Hello,
I have got two questions for experienced PHP gurus:
1.) The first question is a bit about programming “style”.
Take a case where I have “abstract AClass1” and its’ child “Class1” and a third class “abstract Class2” which is a child of “class1”:
[CODE]
abstract AClass1 {…}
class1 extends AClass1 {…}
abstract class2 extends class1 {…}
Now let’s say i want to seperate all abstract classes from the “real” classes in different files:
file for abstracts:
[CODE]
abstract AClass1 {…}
abstract Class2 extends Class1 {…}
file for “real” classes:
[CODE]
Class1 extends AClass1 {…}
Now obviously in the first file on the definition of “Class2”, “Class1” will be missing. And here goes my question: what is the best way to solve this?

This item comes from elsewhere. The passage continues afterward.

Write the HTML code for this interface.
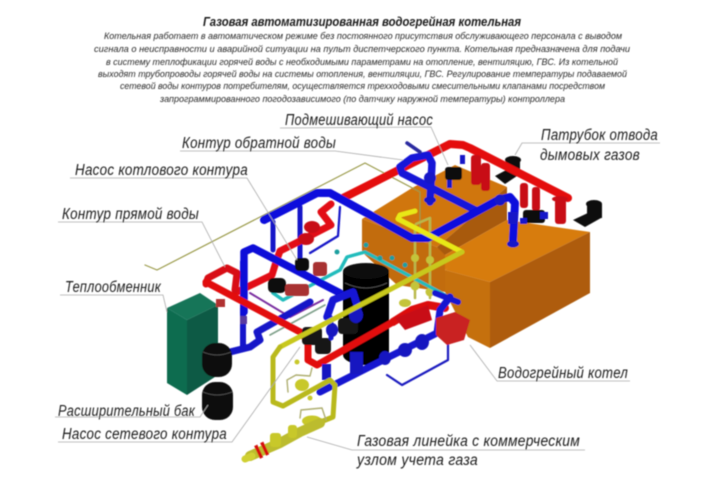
<!DOCTYPE html>
<html><head><meta charset="utf-8"><style>
html,body{margin:0;padding:0;background:#fff;width:720px;height:480px;overflow:hidden}
svg{display:block}
text{font-family:"Liberation Sans","DejaVu Sans",sans-serif;font-style:italic;fill:#1c1c1c}
.l{font-size:15.5px;letter-spacing:.3px}
.b{font-size:9.5px;fill:#2a2a2a}
.p{fill:none;stroke-linecap:round;stroke-linejoin:round}
.lead{fill:none;stroke:#aaa;stroke-width:.8}
</style></head><body>
<svg width="720" height="480" viewBox="0 0 720 480" xmlns="http://www.w3.org/2000/svg">
<defs><filter id="s" x="-5%" y="-5%" width="110%" height="110%"><feGaussianBlur stdDeviation="0.5"/></filter></defs>
<rect width="720" height="480" fill="#fff"/>
<g filter="url(#s)">
<!-- upper boiler -->
<polygon points="362,219 412,188 455,165 507,187 437,247" fill="#d0760e"/>
<polygon points="362,219 437,247 445,253 445,292 397,285 362,252" fill="#c26c0c"/>
<polygon points="437,247 507,187 507,220 445,255" fill="#a85a08"/>
<!-- lower boiler -->
<polygon points="445,270 507,220 590,232 490,282" fill="#d77c0c"/>
<polygon points="445,255 507,220 508,224 445,270" fill="#d77c0c"/>
<polygon points="445,270 490,282 490,348 468,337 445,292" fill="#c56f0e"/>
<polygon points="490,282 590,232 590,293 490,348" fill="#ae5c08"/>
<!-- exhaust -->
<g fill="#0c0c0c"><ellipse cx="513" cy="160" rx="8" ry="4"/><rect x="506" y="160" width="14" height="12"/><polygon points="495,176 510,168 520,174 505,184"/><ellipse cx="594" cy="204" rx="8" ry="4"/><rect x="587" y="204" width="15" height="14"/><polygon points="573,220 590,212 601,218 585,227"/></g>
<!-- thin olive -->
<polyline class="p" points="145,265 157,270 365,163 420,192 420,240" stroke="#9a9a4a" stroke-width="1.2"/>
<!-- gas risers -->
<g class="p" stroke="#b8b84c" stroke-width="2.5"><polyline points="415,298 415,228"/><polyline points="430,298 430,218 416,224"/></g>
<g fill="#c4c43a"><circle cx="415" cy="258" r="4"/><circle cx="430" cy="260" r="4"/><circle cx="415" cy="286" r="4.5"/><circle cx="430" cy="292" r="4.5"/><ellipse cx="405" cy="303" rx="6" ry="4"/></g>
<!-- cyan -->
<polyline class="p" points="273,293 283,300 340,270 347,257 365,252 445,295" stroke="#22bcbc" stroke-width="3.5"/>
<g fill="#1f9f9f"><circle cx="337" cy="252" r="2.5"/><circle cx="366" cy="245" r="2.5"/><circle cx="380" cy="258" r="2.5"/><circle cx="392" cy="258" r="2.5"/><circle cx="405" cy="265" r="2.5"/></g>
<polyline class="p" points="250,293 290,317 323,300" stroke="#7a2fa0" stroke-width="2"/>
<polyline class="p" points="270,335 325,305" stroke="#7fa08a" stroke-width="1.6"/>
<!-- tank -->
<rect x="343" y="271" width="46" height="84" fill="#060606"/><ellipse cx="366" cy="271" rx="23" ry="8" fill="#0b0b0b"/><ellipse cx="366" cy="355" rx="23" ry="10" fill="#060606"/>
<path d="M345,283 Q366,293 387,283" fill="none" stroke="#555" stroke-width=".7"/>
<!-- blue stub -->
<polyline class="p" points="435,293 458,302" stroke="#1414d0" stroke-width="6"/>
<!-- blue pipes behind -->
<polyline class="p" points="243,262 243,348" stroke="#1212cc" stroke-width="6"/>
<g fill="#5a3aa0"><rect x="240" y="300" width="7" height="8"/><rect x="240" y="316" width="7" height="8"/></g>
<polyline class="p" points="230,352 250,347 260,340 257,332 310,302" stroke="#1212c8" stroke-width="7"/>
<polyline class="p" points="273,222 273,250" stroke="#1212c8" stroke-width="5"/>
<polyline class="p" points="300,207 300,268" stroke="#1212c8" stroke-width="5"/>
<polyline class="p" points="340,207 338,236 310,253" stroke="#1212c8" stroke-width="2.2"/>
<!-- red upper link -->
<polyline class="p" points="331,204 321,212 331,225 296,243 280,251 276,262 272,275 237,292" stroke="#e20c12" stroke-width="7"/>
<polyline class="p" points="206,284 208,278 227,268 237,273 235,290" stroke="#d80c12" stroke-width="7"/>
<!-- upper blue loop -->
<polyline class="p" points="244,312 244,252 253,248 340,293" stroke="#1010d8" stroke-width="7.5"/>
<!-- red A -->
<polyline class="p" points="568,198 470,148 463,145 450,144 343,198" stroke="#e40c0c" stroke-width="8"/>
<polyline class="p" points="475,210 402,173 400,167 412,158 428,155 432,163 430,202" stroke="#1414d8" stroke-width="7.5"/>
<polyline class="p" points="407,143 420,152" stroke="#2a2aa0" stroke-width="3.5"/>
<polyline class="p" points="264,220 317,193 330,193 412,238 428,238 498,200 510,197 515,203 513,240" stroke="#1010dc" stroke-width="8"/>
<!-- valve blobs top -->
<g fill="#c81018"><rect x="471" y="155" width="10" height="30" rx="3"/><rect x="481" y="163" width="9" height="28" rx="3"/><rect x="520" y="183" width="8" height="25" rx="3"/><rect x="532" y="187" width="8" height="24" rx="3"/><rect x="555" y="199" width="11" height="25" rx="3"/><ellipse cx="560" cy="199" rx="8" ry="3"/><ellipse cx="312" cy="227" rx="8" ry="6"/><ellipse cx="306" cy="239" rx="8" ry="6"/></g>
<g fill="#111"><rect x="445" y="167" width="17" height="13" rx="3"/><rect x="523" y="210" width="22" height="13" rx="3"/><rect x="295" y="258" width="14" height="13" rx="4"/><rect x="268" y="278" width="18" height="15" rx="5"/></g>
<g fill="#1414c8"><circle cx="430" cy="178" r="6"/><ellipse cx="430" cy="200" rx="6" ry="3.5"/><ellipse cx="513" cy="244" rx="6" ry="3.5"/><rect x="508" y="212" width="10" height="12"/><circle cx="500" cy="200" r="5.5"/><rect x="460" y="155" width="5" height="9"/><rect x="540" y="212" width="8" height="7"/><rect x="447" y="180" width="5" height="8"/><rect x="520" y="218" width="7" height="6"/></g>
<g fill="#a83030"><rect x="313" y="262" width="14" height="14" rx="3"/><rect x="285" y="284" width="24" height="12" rx="3"/></g>
<!-- heat exchanger -->
<polygon points="167,308 200,293 218,305 187,320" fill="#167558"/>
<polygon points="167,308 187,320 187,395 167,383" fill="#0f6c50"/>
<polygon points="187,320 218,305 218,375 187,395" fill="#0c5a44"/>
<rect x="216" y="299" width="9" height="8" fill="#b03030"/>
<!-- expansion tanks -->
<rect x="202" y="343" width="30" height="34" rx="13" fill="#0c0c0c"/>
<rect x="202" y="382" width="31" height="38" rx="13" fill="#0c0c0c"/>
<path d="M203,352 Q217,358 231,352 M203,392 Q217,398 232,392" fill="none" stroke="#555" stroke-width=".7"/>
<!-- red main -->
<polyline class="p" points="206,282 302,333 308,343 308,360 317,365 393,322" stroke="#e20c10" stroke-width="7"/>
<polyline class="p" points="393,322 412,310 428,305 445,308" stroke="#dc0c10" stroke-width="8"/>
<!-- centre pumps -->
<g fill="#151515"><rect x="302" y="327" width="20" height="18" rx="4"/><rect x="315" y="338" width="16" height="16" rx="4"/><rect x="338" y="318" width="20" height="16" rx="4"/></g>
<!-- blue lower -->
<polyline class="p" points="320,392 387,358 417,343 437,333 440,310 450,297" stroke="#1212d0" stroke-width="7"/>
<polyline class="p" points="387,375 402,385 448,360 448,320" stroke="#1a1abf" stroke-width="2.2"/>
<polyline class="p" points="327,317 333,300 353,292 358,308" stroke="#1212d4" stroke-width="7.5"/>
<polyline class="p" points="331,318 331,338" stroke="#1212d4" stroke-width="5"/>
<g fill="#1414c0"><ellipse cx="356" cy="315" rx="7" ry="8"/><ellipse cx="332" cy="330" rx="6" ry="7"/><ellipse cx="385" cy="358" rx="6" ry="7"/><ellipse cx="405" cy="350" rx="7" ry="7"/><ellipse cx="422" cy="342" rx="7" ry="8"/><rect x="350" y="352" width="13" height="22"/><rect x="322" y="364" width="9" height="16"/></g>
<polygon points="395,318 428,305 432,320 405,330" fill="#c81018"/>
<polygon points="436,318 455,312 470,320 464,340 447,345 436,335" fill="#c92020"/>
<!-- yellow -->
<polyline class="p" points="415,211 400,215 398,219 462,252" stroke="#e8e818" stroke-width="5"/>
<polyline class="p" points="280,347 462,252" stroke="#c8c81e" stroke-width="5"/>
<polyline class="p" points="280,347 273,357 273,402 283,406 330,380 335,385 333,417 318,423" stroke="#b9b91c" stroke-width="5"/>
<!-- gas parts -->
<g fill="#c8c82a"><ellipse cx="302" cy="385" rx="7" ry="6"/><ellipse cx="312" cy="421" rx="10" ry="5.5"/><circle cx="297" cy="362" r="2.5"/><circle cx="310" cy="398" r="2.5"/></g>
<polyline class="p" points="250,456 280,443 300,432 320,423" stroke="#bcbc2e" stroke-width="10"/>
<polyline class="p" points="245,459 252,456" stroke="#d0d030" stroke-width="7"/>
<g fill="#c8c82a"><rect x="270" y="433" width="11" height="14" rx="3"/><rect x="288" y="425" width="9" height="13" rx="3"/></g>
<g class="p" stroke="#aeae70" stroke-width="1.4"><polyline points="288,392 287,380 296,375 310,376 312,368"/><polyline points="300,418 301,410 322,408 326,420"/></g>
<g fill="#d60f0f"><rect x="257" y="445" width="3.5" height="14" transform="rotate(-25 258 452)"/><rect x="263" y="442" width="3.5" height="14" transform="rotate(-25 264 449)"/></g>
<!-- leaders -->
<g class="lead">
<polyline points="280,128 431,127 448,165"/>
<polyline points="180,151 335,151 403,160"/>
<polyline points="70,178 247,178 297,260"/>
<polyline points="58,222 202,222 225,267"/>
<polyline points="60,295 163,295 167,312"/>
<polyline points="55,417 200,417 208,405"/>
<polyline points="58,442 232,442 300,347"/>
<polyline points="630,381 497,381 470,345"/>
<polyline points="660,143 522,143 515,155"/>
<polyline points="585,450 352,450 307,437"/>
</g>
<!-- text -->
<text x="203" y="26" font-size="13" font-weight="bold" textLength="318" lengthAdjust="spacingAndGlyphs">Газовая автоматизированная водогрейная котельная</text>
<text class="b" x="104" y="39" textLength="518" lengthAdjust="spacingAndGlyphs">Котельная работает в автоматическом режиме без постоянного присутствия обслуживающего персонала с выводом</text>
<text class="b" x="94" y="52" textLength="536" lengthAdjust="spacingAndGlyphs">сигнала о неисправности и аварийной ситуации на пульт диспетчерского пункта. Котельная предназначена для подачи</text>
<text class="b" x="106" y="65" textLength="512" lengthAdjust="spacingAndGlyphs">в систему теплофикации горячей воды с необходимыми параметрами на отопление, вентиляцию, ГВС. Из котельной</text>
<text class="b" x="98" y="77" textLength="529" lengthAdjust="spacingAndGlyphs">выходят трубопроводы горячей воды на системы отопления, вентиляции, ГВС. Регулирование температуры подаваемой</text>
<text class="b" x="120" y="89" textLength="485" lengthAdjust="spacingAndGlyphs">сетевой воды контуров потребителям, осуществляется трехходовыми смесительными клапанами посредством</text>
<text class="b" x="160" y="102" textLength="405" lengthAdjust="spacingAndGlyphs">запрограммированного погодозависимого (по датчику наружной температуры) контроллера</text>
<text class="l" x="285" y="125" textLength="148" lengthAdjust="spacingAndGlyphs">Подмешивающий насос</text>
<text class="l" x="182" y="148" textLength="154" lengthAdjust="spacingAndGlyphs">Контур обратной воды</text>
<text class="l" x="75" y="175" textLength="173" lengthAdjust="spacingAndGlyphs">Насос котлового контура</text>
<text class="l" x="62" y="219" textLength="137" lengthAdjust="spacingAndGlyphs">Контур прямой воды</text>
<text class="l" x="65" y="292" textLength="96" lengthAdjust="spacingAndGlyphs">Теплообменник</text>
<text class="l" x="58" y="416" textLength="137" lengthAdjust="spacingAndGlyphs">Расширительный бак</text>
<text class="l" x="62" y="439" textLength="165" lengthAdjust="spacingAndGlyphs">Насос сетевого контура</text>
<text class="l" x="498" y="378" textLength="130" lengthAdjust="spacingAndGlyphs">Водогрейный котел</text>
<text class="l" x="541" y="140" textLength="117" lengthAdjust="spacingAndGlyphs">Патрубок отвода</text>
<text class="l" x="540" y="160" textLength="100" lengthAdjust="spacingAndGlyphs">дымовых газов</text>
<text class="l" x="357" y="446" textLength="223" lengthAdjust="spacingAndGlyphs">Газовая линейка с коммерческим</text>
<text class="l" x="357" y="465" textLength="121" lengthAdjust="spacingAndGlyphs">узлом учета газа</text>
</g>
</svg>
</body></html>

What I do is I require the file needed between the two classes:
[CODE]
abstract AClass1 {…}
require_once(file for “real” classes)
abstract Class2 extends Class1 {…}
This does work (because i have a seperate files for each “real” class) but seems rather ugly to me (doing a “require” out in the nowhere).
How would you do this?
2.) The second question is about “unset” and destructors:
How far does “unset” really go? I mean if you unset an object, is every sub object and array and everything really destroyed?
I am asking since PHP does not support destructors, so one should assume the answer to the above question is yes. But since there is the possibility to imitate destructors through “register_shutdown_function” I was wondering if it is perhaps still necessary to unset certain things “by hand”?